When do you need to declare your sales on Vinted to the tax authorities?
The thresholds triggering the declaration obligation
The declaration of income from Vinted becomes mandatory as soon as your transactions reach 2,000 euros in a year or if you conduct more than 30 annual transactions. These thresholds are not specific to Vinted but also apply to other peer-to-peer selling platforms like Leboncoin or eBay. After selling my vintage clothing collection last year, I had to familiarize myself with these rules stemming from the European directive DAC-7, which now regulates the taxation of digital platforms.

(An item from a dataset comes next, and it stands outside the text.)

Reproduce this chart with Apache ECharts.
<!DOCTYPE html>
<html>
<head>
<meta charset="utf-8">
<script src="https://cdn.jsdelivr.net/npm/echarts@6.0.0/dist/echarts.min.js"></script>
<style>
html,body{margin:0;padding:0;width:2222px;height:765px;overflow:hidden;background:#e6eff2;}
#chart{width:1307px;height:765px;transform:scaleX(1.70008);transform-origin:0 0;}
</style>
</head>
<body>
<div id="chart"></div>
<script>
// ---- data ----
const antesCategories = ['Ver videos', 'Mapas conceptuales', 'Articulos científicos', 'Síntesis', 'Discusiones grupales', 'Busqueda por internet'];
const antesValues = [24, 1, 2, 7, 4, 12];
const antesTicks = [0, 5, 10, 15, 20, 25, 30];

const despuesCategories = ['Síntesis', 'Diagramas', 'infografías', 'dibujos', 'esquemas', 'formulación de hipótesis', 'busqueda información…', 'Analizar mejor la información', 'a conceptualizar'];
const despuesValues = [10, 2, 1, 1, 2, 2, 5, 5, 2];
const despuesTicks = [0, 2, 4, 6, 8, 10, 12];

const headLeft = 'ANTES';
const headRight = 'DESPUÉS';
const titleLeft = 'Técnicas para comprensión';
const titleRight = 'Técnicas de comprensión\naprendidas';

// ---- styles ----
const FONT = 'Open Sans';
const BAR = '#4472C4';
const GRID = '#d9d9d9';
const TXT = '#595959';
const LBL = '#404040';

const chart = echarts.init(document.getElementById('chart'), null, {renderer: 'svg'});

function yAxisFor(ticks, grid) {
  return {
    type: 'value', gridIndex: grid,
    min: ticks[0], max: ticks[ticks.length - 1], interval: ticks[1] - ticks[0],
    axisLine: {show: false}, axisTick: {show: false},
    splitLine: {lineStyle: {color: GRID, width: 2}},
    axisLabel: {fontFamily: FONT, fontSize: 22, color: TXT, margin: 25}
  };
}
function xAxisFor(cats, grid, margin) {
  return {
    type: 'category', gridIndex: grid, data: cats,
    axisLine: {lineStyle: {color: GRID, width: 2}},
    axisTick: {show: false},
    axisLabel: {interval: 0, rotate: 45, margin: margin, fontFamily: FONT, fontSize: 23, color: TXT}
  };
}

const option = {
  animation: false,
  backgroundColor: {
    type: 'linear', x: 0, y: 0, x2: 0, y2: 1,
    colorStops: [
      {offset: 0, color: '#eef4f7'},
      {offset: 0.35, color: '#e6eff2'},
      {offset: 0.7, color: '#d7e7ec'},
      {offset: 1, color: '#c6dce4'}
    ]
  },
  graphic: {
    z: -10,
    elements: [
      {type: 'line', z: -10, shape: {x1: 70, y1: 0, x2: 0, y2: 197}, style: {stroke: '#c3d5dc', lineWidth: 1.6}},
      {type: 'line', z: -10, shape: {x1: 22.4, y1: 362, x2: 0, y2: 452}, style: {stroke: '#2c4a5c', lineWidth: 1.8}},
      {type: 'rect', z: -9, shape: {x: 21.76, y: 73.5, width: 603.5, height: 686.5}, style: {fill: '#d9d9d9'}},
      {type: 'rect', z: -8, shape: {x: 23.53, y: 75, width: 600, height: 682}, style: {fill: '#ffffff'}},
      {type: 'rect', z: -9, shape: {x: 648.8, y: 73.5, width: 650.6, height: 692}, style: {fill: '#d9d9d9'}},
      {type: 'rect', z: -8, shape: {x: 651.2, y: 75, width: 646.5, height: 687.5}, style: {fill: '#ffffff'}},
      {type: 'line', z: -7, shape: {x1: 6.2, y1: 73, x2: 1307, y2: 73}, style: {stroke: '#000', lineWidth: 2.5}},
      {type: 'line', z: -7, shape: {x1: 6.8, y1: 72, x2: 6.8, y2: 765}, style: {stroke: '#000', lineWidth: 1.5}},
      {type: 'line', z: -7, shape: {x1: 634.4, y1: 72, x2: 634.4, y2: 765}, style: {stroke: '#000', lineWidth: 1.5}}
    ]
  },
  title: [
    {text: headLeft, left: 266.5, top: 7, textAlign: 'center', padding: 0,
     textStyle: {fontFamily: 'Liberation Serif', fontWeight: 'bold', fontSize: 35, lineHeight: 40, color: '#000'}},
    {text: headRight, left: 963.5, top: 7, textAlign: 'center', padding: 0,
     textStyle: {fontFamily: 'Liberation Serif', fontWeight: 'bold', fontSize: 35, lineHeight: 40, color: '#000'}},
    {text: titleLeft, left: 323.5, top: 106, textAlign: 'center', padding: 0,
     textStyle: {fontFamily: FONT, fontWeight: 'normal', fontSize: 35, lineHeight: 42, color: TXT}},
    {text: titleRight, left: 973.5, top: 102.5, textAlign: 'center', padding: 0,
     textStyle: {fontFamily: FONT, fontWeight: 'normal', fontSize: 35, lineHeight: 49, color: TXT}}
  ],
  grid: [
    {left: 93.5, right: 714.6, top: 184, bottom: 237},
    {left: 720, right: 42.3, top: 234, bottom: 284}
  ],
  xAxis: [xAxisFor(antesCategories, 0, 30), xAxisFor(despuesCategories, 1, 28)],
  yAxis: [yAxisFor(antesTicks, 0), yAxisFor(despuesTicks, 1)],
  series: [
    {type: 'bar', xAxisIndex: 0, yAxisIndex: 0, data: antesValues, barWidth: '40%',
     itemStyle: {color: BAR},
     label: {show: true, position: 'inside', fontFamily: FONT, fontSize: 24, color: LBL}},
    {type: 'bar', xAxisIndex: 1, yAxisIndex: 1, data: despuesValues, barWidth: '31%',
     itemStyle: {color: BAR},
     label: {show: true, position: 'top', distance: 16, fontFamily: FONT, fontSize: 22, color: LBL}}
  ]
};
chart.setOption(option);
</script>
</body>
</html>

The summary provided by Vinted
To facilitate your processes, Vinted is required to send a summary detailing the gross amounts received in the previous year before January 31. This document is crucial for your income tax declaration. You can also find this information directly in the app under the “your wallet” section and then “income.” This is a feature I consistently use to track my regular sales. Note that Vinted automatically reports to the tax authorities users exceeding the established thresholds, making transparency essential.

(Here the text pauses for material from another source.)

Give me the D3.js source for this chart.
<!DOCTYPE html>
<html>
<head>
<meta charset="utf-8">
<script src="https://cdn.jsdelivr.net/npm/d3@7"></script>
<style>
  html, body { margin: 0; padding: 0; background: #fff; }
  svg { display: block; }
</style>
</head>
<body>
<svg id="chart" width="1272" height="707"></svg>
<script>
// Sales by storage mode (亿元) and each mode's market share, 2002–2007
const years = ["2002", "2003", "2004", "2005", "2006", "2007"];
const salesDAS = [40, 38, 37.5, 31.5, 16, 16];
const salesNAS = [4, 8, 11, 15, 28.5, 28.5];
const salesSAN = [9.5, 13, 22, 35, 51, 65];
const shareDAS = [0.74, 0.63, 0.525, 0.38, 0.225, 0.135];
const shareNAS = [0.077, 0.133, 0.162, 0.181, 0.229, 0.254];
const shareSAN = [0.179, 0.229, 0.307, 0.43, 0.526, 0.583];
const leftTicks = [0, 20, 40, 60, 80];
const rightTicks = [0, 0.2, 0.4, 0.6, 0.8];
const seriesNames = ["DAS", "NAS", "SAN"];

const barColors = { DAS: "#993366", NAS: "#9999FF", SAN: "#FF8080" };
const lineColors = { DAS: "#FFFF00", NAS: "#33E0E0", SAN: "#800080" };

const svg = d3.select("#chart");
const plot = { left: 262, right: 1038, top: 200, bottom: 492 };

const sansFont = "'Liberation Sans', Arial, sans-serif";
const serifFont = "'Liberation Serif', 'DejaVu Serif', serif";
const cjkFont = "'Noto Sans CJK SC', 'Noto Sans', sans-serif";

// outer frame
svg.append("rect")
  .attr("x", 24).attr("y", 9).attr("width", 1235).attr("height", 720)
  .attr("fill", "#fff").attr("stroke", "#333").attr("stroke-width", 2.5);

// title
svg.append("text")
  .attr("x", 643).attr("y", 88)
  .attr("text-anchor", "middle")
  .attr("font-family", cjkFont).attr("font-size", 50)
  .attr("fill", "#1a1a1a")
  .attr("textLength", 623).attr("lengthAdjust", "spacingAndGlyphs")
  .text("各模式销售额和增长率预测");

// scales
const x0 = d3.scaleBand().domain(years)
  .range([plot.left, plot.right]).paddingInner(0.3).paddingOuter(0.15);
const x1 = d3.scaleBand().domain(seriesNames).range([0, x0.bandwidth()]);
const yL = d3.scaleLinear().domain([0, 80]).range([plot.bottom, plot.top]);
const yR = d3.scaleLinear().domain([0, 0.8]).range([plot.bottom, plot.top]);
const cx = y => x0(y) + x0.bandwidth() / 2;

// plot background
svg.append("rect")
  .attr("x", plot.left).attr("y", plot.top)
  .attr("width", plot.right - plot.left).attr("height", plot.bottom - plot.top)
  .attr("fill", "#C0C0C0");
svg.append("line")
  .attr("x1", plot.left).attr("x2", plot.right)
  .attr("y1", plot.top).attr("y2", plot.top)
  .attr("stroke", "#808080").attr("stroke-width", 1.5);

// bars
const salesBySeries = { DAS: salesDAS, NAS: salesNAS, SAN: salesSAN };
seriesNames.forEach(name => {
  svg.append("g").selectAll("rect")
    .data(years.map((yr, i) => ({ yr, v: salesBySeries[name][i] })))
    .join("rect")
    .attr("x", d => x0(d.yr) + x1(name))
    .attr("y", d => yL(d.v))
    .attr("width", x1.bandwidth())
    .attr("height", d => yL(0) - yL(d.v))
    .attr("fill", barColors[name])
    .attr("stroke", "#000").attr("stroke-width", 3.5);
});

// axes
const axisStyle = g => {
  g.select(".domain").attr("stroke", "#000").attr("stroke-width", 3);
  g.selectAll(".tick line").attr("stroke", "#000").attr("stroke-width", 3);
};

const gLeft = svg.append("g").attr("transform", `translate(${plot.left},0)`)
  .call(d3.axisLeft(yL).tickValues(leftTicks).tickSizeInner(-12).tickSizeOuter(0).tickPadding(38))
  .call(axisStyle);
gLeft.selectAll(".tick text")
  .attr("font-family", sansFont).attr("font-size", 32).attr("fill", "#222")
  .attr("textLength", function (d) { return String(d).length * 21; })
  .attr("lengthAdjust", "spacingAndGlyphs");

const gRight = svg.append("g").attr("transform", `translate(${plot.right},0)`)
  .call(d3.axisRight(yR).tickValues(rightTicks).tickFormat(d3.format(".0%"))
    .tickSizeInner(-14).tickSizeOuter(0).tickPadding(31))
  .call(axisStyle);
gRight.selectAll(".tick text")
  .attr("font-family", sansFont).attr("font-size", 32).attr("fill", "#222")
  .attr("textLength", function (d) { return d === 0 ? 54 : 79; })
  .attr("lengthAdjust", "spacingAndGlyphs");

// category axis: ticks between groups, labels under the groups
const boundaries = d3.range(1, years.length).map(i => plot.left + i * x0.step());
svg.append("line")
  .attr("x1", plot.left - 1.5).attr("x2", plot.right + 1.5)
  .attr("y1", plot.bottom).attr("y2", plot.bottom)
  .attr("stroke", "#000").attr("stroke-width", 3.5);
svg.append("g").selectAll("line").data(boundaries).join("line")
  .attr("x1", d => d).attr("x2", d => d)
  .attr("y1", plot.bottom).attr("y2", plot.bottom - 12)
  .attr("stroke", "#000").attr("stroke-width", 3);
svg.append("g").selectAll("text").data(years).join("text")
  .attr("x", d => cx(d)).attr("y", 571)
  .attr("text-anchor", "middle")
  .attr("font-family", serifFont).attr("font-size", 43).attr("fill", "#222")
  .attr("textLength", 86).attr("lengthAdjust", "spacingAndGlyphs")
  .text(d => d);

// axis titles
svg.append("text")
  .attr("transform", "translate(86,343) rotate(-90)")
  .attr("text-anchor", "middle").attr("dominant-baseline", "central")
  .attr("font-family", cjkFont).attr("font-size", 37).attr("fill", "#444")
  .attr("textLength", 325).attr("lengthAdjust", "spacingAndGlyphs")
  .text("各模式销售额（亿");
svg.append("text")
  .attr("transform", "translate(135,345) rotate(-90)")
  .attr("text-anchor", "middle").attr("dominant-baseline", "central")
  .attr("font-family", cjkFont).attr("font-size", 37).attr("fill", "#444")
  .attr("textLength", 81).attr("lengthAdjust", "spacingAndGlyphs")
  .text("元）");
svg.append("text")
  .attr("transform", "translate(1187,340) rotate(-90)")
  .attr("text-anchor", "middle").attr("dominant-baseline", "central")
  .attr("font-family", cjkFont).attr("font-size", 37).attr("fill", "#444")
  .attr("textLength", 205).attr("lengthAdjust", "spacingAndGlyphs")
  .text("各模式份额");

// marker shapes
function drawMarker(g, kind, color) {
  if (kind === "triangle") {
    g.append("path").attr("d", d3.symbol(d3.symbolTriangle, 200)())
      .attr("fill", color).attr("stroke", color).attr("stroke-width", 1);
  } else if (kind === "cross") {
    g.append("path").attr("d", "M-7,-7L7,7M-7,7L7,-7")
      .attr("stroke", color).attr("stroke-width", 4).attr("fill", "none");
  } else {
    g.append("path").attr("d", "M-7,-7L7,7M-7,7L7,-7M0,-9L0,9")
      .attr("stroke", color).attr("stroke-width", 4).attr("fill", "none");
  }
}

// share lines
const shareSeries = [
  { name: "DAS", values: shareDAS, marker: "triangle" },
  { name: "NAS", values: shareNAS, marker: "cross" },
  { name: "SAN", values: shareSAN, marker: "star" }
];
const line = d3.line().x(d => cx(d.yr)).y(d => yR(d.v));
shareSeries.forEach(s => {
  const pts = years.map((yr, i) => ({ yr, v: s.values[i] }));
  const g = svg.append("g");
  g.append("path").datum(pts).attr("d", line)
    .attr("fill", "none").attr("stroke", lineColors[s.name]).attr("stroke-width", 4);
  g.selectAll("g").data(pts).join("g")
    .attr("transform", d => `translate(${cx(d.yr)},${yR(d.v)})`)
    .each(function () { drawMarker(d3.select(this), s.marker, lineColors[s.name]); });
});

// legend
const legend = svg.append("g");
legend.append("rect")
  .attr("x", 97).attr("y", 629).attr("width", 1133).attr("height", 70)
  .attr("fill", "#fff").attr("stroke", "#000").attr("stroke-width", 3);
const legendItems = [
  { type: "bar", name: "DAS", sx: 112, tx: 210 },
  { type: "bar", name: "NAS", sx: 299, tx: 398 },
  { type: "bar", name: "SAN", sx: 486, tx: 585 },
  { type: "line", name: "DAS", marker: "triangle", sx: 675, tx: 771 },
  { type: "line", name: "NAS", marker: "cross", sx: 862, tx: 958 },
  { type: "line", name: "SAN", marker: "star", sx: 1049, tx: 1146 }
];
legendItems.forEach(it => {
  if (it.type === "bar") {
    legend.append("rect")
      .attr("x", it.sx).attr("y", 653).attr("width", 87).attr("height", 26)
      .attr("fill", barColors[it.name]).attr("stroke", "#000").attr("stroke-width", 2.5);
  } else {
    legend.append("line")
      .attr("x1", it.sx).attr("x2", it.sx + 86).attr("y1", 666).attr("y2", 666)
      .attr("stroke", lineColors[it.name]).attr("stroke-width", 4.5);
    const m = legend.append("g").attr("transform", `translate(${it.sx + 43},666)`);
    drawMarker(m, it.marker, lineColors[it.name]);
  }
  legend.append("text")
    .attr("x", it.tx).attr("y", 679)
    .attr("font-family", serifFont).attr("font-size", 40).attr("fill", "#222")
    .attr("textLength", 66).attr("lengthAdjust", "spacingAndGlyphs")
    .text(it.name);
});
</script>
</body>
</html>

Not everything needs to be declared
The good news? The sale of personal second-hand items is generally not taxable, even if it must be declared beyond the mentioned thresholds. Certain types of goods even benefit from a total exemption regardless of their amount:
- Furniture and equipment for the bedroom or living room
- Household appliances (refrigerators, washing machines, etc.)
- Cars and other vehicles
- Items valued at less than 5,000 euros
From what amount will you pay taxes on your Vinted sales?
The criteria for taxing peer-to-peer sales
Taxation does not apply automatically. Two main cases trigger the obligation to pay taxes on your income generated via Vinted:
- If the sale amount of an item exceeds 5,000 euros
- If you make a profit (selling price higher than purchase price)

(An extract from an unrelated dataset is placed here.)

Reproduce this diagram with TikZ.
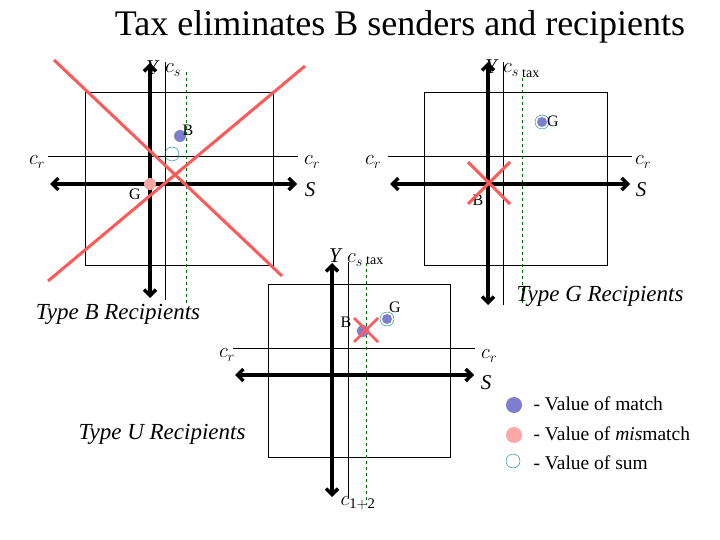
\documentclass[tikz,border=0pt]{standalone}
\usepackage{fontspec}
\setmainfont{Liberation Serif}
\usetikzlibrary{arrows.meta}
\begin{document}
\begin{tikzpicture}[x=1pt,y=-1pt,
 axis/.style={line width=3.5pt,{Straight Barb[length=6pt,width=12pt]}-{Straight Barb[length=6pt,width=12pt]}},
 thin/.style={line width=0.8pt},
 gdash/.style={dashed,green!45!black,line width=0.6pt},
 lab/.style={font=\fontsize{21}{22}\selectfont\itshape,inner sep=0},
 sm/.style={font=\fontsize{16}{16}\selectfont,inner sep=0},
 mdot/.style={circle,fill=blue!45!gray!70,inner sep=0,minimum size=12pt},
 rdot/.style={circle,fill=red!35,inner sep=0,minimum size=12pt},
 sdot/.style={circle,draw=teal,inner sep=0,minimum width=14pt,minimum height=12pt},
 cross/.style={draw=red!65,line width=3pt},
 ty/.style={font=\fontsize{23}{24}\selectfont\itshape,inner sep=0}]
\useasboundingbox (0,0) rectangle (720,540);
\node[font=\fontsize{36}{38}\selectfont] (title) at (400,27) {Tax eliminates B senders and recipients};
% panel 1
\draw[thin] (85,92) rectangle (273,265);
\draw[thin] (48,156) -- (298,156);
\draw[thin] (165,62) -- (165,300);
\draw[gdash] (186,72) -- (186,305);
\coordinate (aL) at (50,184); \coordinate (aR) at (297,184);
\coordinate (aT) at (150,63); \coordinate (aB) at (150,298);
\draw[axis] (aL) -- (aR); \draw[axis] (aT) -- (aB);
\node[lab] (y1) at (152,68) {Y}; \node[lab] (cs1) at (173,70) {$c_s$};
\node[lab] (cl1) at (37,162) {$c_r$}; \node[lab] (cr1) at (312,162) {$c_r$};
\node[lab] (s1) at (310,190) {S};
\node[mdot] (b1) at (180,136) {}; \node[sm] (bl1) at (188,130) {B};
\node[sdot] (sum1) at (172,154) {};
\node[rdot] (g1) at (150,184) {}; \node[sm] (gl1) at (135,194) {G};
\coordinate (x1a) at (54,60); \coordinate (x1b) at (282,276);
\coordinate (x1c) at (305,66); \coordinate (x1d) at (48,281);
\draw[cross] (x1a) -- (x1b); \draw[cross] (x1c) -- (x1d);
\node[ty] (tb) at (118,314) {Type B Recipients};
% panel 2
\draw[thin] (424,92) rectangle (607,265);
\draw[thin] (388,156) -- (632,156);
\draw[thin] (503,62) -- (503,305);
\draw[gdash] (522,78) -- (522,305);
\coordinate (bL) at (390,184); \coordinate (bR) at (630,184);
\coordinate (bT) at (488,62); \coordinate (bB) at (488,305);
\draw[axis] (bL) -- (bR); \draw[axis] (bT) -- (bB);
\node[lab] (y2) at (491,67) {Y}; \node[lab] (cs2) at (511,70) {$c_s$};
\node[sm,anchor=west] (tax2) at (522,74) {\fontsize{14}{14}\selectfont tax};
\node[lab] (cl2) at (373,162) {$c_r$}; \node[lab] (cr2) at (643,162) {$c_r$};
\node[lab] (s2) at (641,190) {S};
\node[sdot] (sum2) at (542,122) {}; \node[mdot,minimum size=10pt] (g2) at (542,122) {};
\node[sm] (gl2) at (553,121) {G};
\node[sm] (bl2) at (478,200) {B};
\coordinate (x2a) at (468,162); \coordinate (x2b) at (510,204);
\coordinate (x2c) at (510,162); \coordinate (x2d) at (468,204);
\draw[cross] (x2a) -- (x2b); \draw[cross] (x2c) -- (x2d);
\node[ty] (tg) at (600,296) {Type G Recipients};
% panel 3
\draw[thin] (268,284) rectangle (450,457);
\draw[thin] (233,348) -- (475,348);
\draw[thin] (348,262) -- (348,498);
\draw[gdash] (366,263) -- (366,505);
\coordinate (cL) at (235,375); \coordinate (cR) at (474,375);
\coordinate (cT) at (332,263); \coordinate (cB) at (332,497);
\draw[axis] (cL) -- (cR); \draw[axis] (cT) -- (cB);
\node[lab] (y3) at (335,256) {Y}; \node[lab] (cs3) at (355,260) {$c_s$};
\node[sm,anchor=west] (tax3) at (366,261) {\fontsize{14}{14}\selectfont tax};
\node[lab] (cl3) at (227,355) {$c_r$}; \node[lab] (cr3) at (489,356) {$c_r$};
\node[lab] (s3) at (486,383) {S};
\node[mdot] (b3) at (363,331) {}; \node[sm] (bl3) at (346,322) {B};
\node[sdot] (sum3) at (387,319) {}; \node[mdot,minimum size=10pt] (g3) at (387,319) {};
\node[sm] (gl3) at (395,307) {G};
\coordinate (x3a) at (354,318); \coordinate (x3b) at (378,342);
\coordinate (x3c) at (378,318); \coordinate (x3d) at (354,342);
\draw[cross,line width=2.5pt] (x3a) -- (x3b); \draw[cross,line width=2.5pt] (x3c) -- (x3d);
\node[lab] (c12) at (358,503) {$c_{\mathrm{1+2}}$};
\node[ty] (tu) at (162,434) {Type U Recipients};
% legend
\node[mdot,minimum width=16pt,minimum height=13pt] (lm) at (514,405) {};
\node[rdot,minimum width=16pt,minimum height=13pt] (lr) at (514,435) {};
\node[sdot,minimum width=14pt,minimum height=11pt] (ls) at (513,461) {};
\node[anchor=west,font=\fontsize{19.5}{20}\selectfont] (tm) at (530,404) {- Value of match};
\node[anchor=west,font=\fontsize{19.5}{20}\selectfont] (tr) at (530,434) {- Value of \textit{mis}match};
\node[anchor=west,font=\fontsize{19.5}{20}\selectfont] (ts) at (530,463) {- Value of sum};
\end{tikzpicture}
\end{document}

In these situations, the gains from your transactions will be subject to the capital gains tax regime at a rate of 19%. By reselling items purchased specifically to sell them at a higher price, I learned that it’s important to be vigilant about this fundamental distinction.
| Key Points | Practical Details |
|---|---|
| Declaration thresholds for Vinted sales | Mandatory declaration from 2,000€ annually or more than 30 transactions. |
| Exemption for personal items | Sales of personal items without profit are not taxable despite the declaration obligation. |
| Specific taxation cases | Pay taxes only on sales exceeding 5,000€ or making a profit. |
| Applicable tax rate | Capital gains are taxed at 19% for occasional sales with profit. |
| Risk of commercial reclassification | A regular buy-sell activity may be considered commercial with different taxation. |
| Platform obligations | Vinted provides an annual summary and automatically reports users exceeding thresholds. |
| Type of sale | Declaration obligation | Taxation |
|---|---|---|
| Sale of personal items without profit | Yes, if >2000€ or >30 transactions | Not taxable |
| Sale with profit | Yes, from the first euro | Taxable at 19% |
| Sale of item >5000€ | Yes, systematically | Taxable at 19% |
Each has their own rate
The tax authorities apply different rules depending on the nature of your supplementary income. An occasional sale of personal items will be treated differently from a regular activity resembling commerce. The frequency, volume, and nature of your transactions are closely scrutinized. By multiplying the buy-sell of branded clothing with a margin, you risk shifting towards a qualification of taxable commercial activity under the micro-entrepreneur regime, with very different rates.
- Occasional sale without profit: not taxable
- Capital gains on valuable items: 19% + social contributions
- Regular commercial activity: progressive income tax scale
Penalties for non-declaration
Neglecting your declaration obligations can be costly. The voluntary concealment of income from collaborative platforms leads to a 40% increase for “deliberate non-compliance.” This penalty can even rise to 80% “in the case of fraudulent maneuvering.” Given the automation of information exchanges between platforms and tax authorities, transparency remains your best ally to avoid these severe penalties.
How to properly declare your Vinted income to the tax authorities?
Practical declaration methods
To declare your supplementary income generated on selling platforms, use the 2042-C-PRO form during your annual declaration. The declaration campaign for income tax 2026 (for 2025 income) opens on April 10. Note the deadlines according to your department of residence:
- May 22: departments 01 to 19
- May 28: departments 20 to 54
- June 5: departments 55 to 976 and non-residents
Keep the summaries provided by Vinted safe; they are valuable proof in case of a tax audit.
Specific cases on other platforms
The collaborative economy extends well beyond Vinted, with specific rules for each type of service:
- Carpooling (BlaBlacar): exemption if simply sharing costs, taxation from the first profit
- Vehicle rentals (OuiCar): income to declare from the first euro, but exempt under 305 euros annually
- Seasonal rentals (Airbnb): exemption up to 760 euros per year but declaration mandatory
- Paid services (gardening, pet sitting): taxable from the first euro
Simplified processes
The declaration of income from the gig economy has been significantly simplified. The online procedure on impots.gouv.fr is intuitive, and platforms generally provide all necessary information. If in doubt, don’t hesitate to consult the tax website or contact the helpline. Over the years, I’ve found that transparency and anticipation remain the best approaches for a smooth relationship with the tax authorities.